Several APL customers took this approach when separate divisions of one company decided to combine their previously independent supply chains and merge procurement activities. "They wanted to consolidate shipments and share containers," says Saxena.

Some companies also have expressed interest in sharing containers with trading partners. That's especially appealing when a retailer and a clothing manufacturer, for example, source product in the same part of the world. Instead of taking delivery of the clothing in the United States, the retailer could arrange to have it shipped in a container with other goods that it's importing.

The companies could save on transportation by building a full containerload. They might save further by shipping the brand owner's product directly to the retailer's DC, removing a link from the supply chain.

JCPenney, a major Liz Claiborne customer, could make a good partner for this kind of arrangement. "But volumes are currently so large, we load containers specifically for JCPenney and deliver them directly to its U.S. import centers," says Saffioti.

Companies that co-load with a partner face challenges such as allocating transportation costs, which can be difficult when two divisions of a company operate on different computer systems. "The costs are reduced dramatically," Saxena says, "but sometimes one division grumbles about subsidizing the other division."

For separate companies to collaborate in this way, the challenges may be even more daunting.

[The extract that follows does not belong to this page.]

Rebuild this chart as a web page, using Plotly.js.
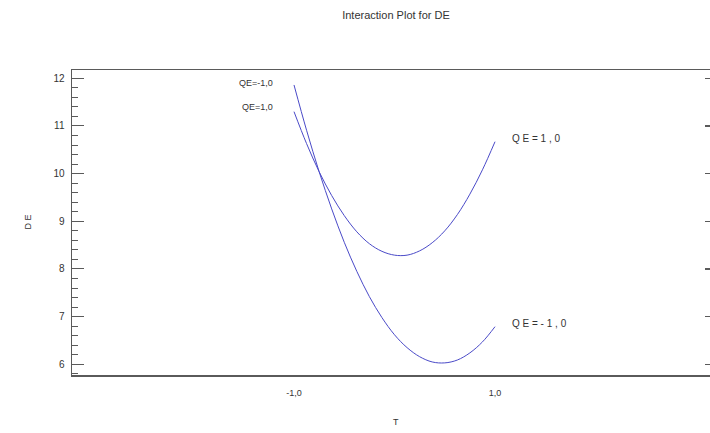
<!DOCTYPE html>
<html>
<head>
<meta charset="utf-8">
<script src="https://cdn.plot.ly/plotly-3.0.1.min.js"></script>
<style>
  html, body { margin: 0; padding: 0; background: #fff; overflow: hidden; }
  #chart { width: 712px; height: 433px; }
</style>
</head>
<body>
<div id="chart"></div>
<script>
// Factor T levels along the horizontal axis
const tLevels = [-1, -0.875, -0.75, -0.625, -0.5, -0.375, -0.25, -0.125, 0,
                 0.125, 0.25, 0.375, 0.5, 0.625, 0.75, 0.875, 1];

// Mean DE response for QE = 1,0
const deQEpos = [11.30, 10.63, 10.04, 9.54, 9.12, 8.78, 8.53, 8.37, 8.29,
                 8.29, 8.38, 8.55, 8.80, 9.14, 9.57, 10.08, 10.67];

// Mean DE response for QE = -1,0
const deQEneg = [11.86, 10.91, 10.04, 9.26, 8.56, 7.95, 7.42, 6.98, 6.62,
                 6.35, 6.16, 6.05, 6.03, 6.09, 6.24, 6.47, 6.79];

const xTickVals = [-1, 1];
const xTickText = ['-1,0', '1,0'];
const yTickVals = [6, 7, 8, 9, 10, 11, 12];

const lineColor = '#4a4ac8';
const axisColor = '#5a5a5a';
const textColor = '#333333';
const font = 'Liberation Sans, Arial, sans-serif';

const traces = [
  { x: tLevels, y: deQEneg, mode: 'lines', name: 'QE=-1,0',
    line: { color: lineColor, width: 1, shape: 'spline' }, hoverinfo: 'skip' },
  { x: tLevels, y: deQEpos, mode: 'lines', name: 'QE=1,0',
    line: { color: lineColor, width: 1, shape: 'spline' }, hoverinfo: 'skip' },
  // invisible trace so the right-hand tick axis is drawn
  { x: [tLevels[0]], y: [deQEpos[0]], yaxis: 'y2', mode: 'markers',
    marker: { opacity: 0 }, showlegend: false, hoverinfo: 'skip' }
];

const last = tLevels.length - 1;

const layout = {
  width: 712, height: 433,
  margin: { l: 72, r: 0, t: 70, b: 58 },
  paper_bgcolor: '#ffffff', plot_bgcolor: '#ffffff',
  showlegend: false,
  font: { family: font, size: 10, color: textColor },
  title: { text: 'Interaction Plot for DE', x: (396 - 0) / 712, xref: 'container', xanchor: 'center',
           y: 1 - 15 / 433, yanchor: 'middle', yref: 'container',
           font: { family: font, size: 11, color: textColor } },
  xaxis: {
    range: [-3.209, 3.159], showgrid: false, zeroline: false,
    showline: true, linecolor: axisColor, linewidth: 1.5, mirror: true,
    ticks: '', tickvals: xTickVals, ticktext: xTickText,
    tickfont: { family: font, size: 9, color: textColor },
    ticklabelstandoff: 9
  },
  yaxis: {
    range: [5.776, 12.174], showgrid: false, zeroline: false,
    showline: true, linecolor: axisColor, linewidth: 1.5,
    ticks: 'inside', ticklen: 12, tickwidth: 1, tickcolor: axisColor,
    tickvals: yTickVals,
    tickfont: { family: font, size: 10, color: textColor },
    ticklabelstandoff: 4,
    minor: { ticks: 'inside', ticklen: 6, tickwidth: 1, tickcolor: axisColor, dtick: 0.2, tick0: 6 }
  },
  yaxis2: {
    overlaying: 'y', side: 'right', range: [5.776, 12.174],
    showgrid: false, zeroline: false, showline: false,
    ticks: 'inside', ticklen: 7, tickwidth: 1.5, tickcolor: axisColor,
    tickvals: yTickVals, showticklabels: false
  },
  annotations: [
    { text: 'D E', xref: 'paper', yref: 'paper', x: (20 - 72) / 640, y: 0.5,
      textangle: -90, showarrow: false, font: { family: font, size: 9, color: textColor } },
    { text: 'T', xref: 'paper', yref: 'paper', x: (396 - 72) / 640, y: -(422 - 375) / 305,
      yanchor: 'middle', showarrow: false, font: { family: font, size: 9, color: textColor } },
    // series labels at the left ends of the curves
    { text: traces[0].name, x: -1.19, y: 11.91, xanchor: 'right', yanchor: 'middle',
      showarrow: false, font: { family: font, size: 9, color: textColor } },
    { text: traces[1].name, x: -1.19, y: 11.40, xanchor: 'right', yanchor: 'middle',
      showarrow: false, font: { family: font, size: 9, color: textColor } },
    // series labels at the right ends of the curves
    { text: 'Q E = 1 , 0', x: 1.15, y: deQEpos[last] + 0.07, xanchor: 'left', yanchor: 'middle',
      showarrow: false, font: { family: font, size: 10, color: textColor } },
    { text: 'Q E = - 1 , 0', x: 1.15, y: deQEneg[last] + 0.07, xanchor: 'left', yanchor: 'middle',
      showarrow: false, font: { family: font, size: 10, color: textColor } }
  ]
};

Plotly.newPlot('chart', traces, layout, { staticPlot: true, displayModeBar: false });
</script>
</body>
</html>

"They need the right working relationship, because agreements have to be made up front," Keller says. "For example, if one shipper delays the other, who's responsible for the charges?"

"A suitable partner would be a company we trust, with a reliable supply chain," Carlson says.

APL hasn't yet fully implemented a co-loading arrangement for international shipments, but interest is growing. "Shippers are looking for every opportunity to cut costs," Saxena says.

As shippers continue to seek out cost-saving opportunities, those that correctly work out the details—whether for co-loading, container optimization, or origin consolidation—can look forward to smoother sailing, even in stormy economic times.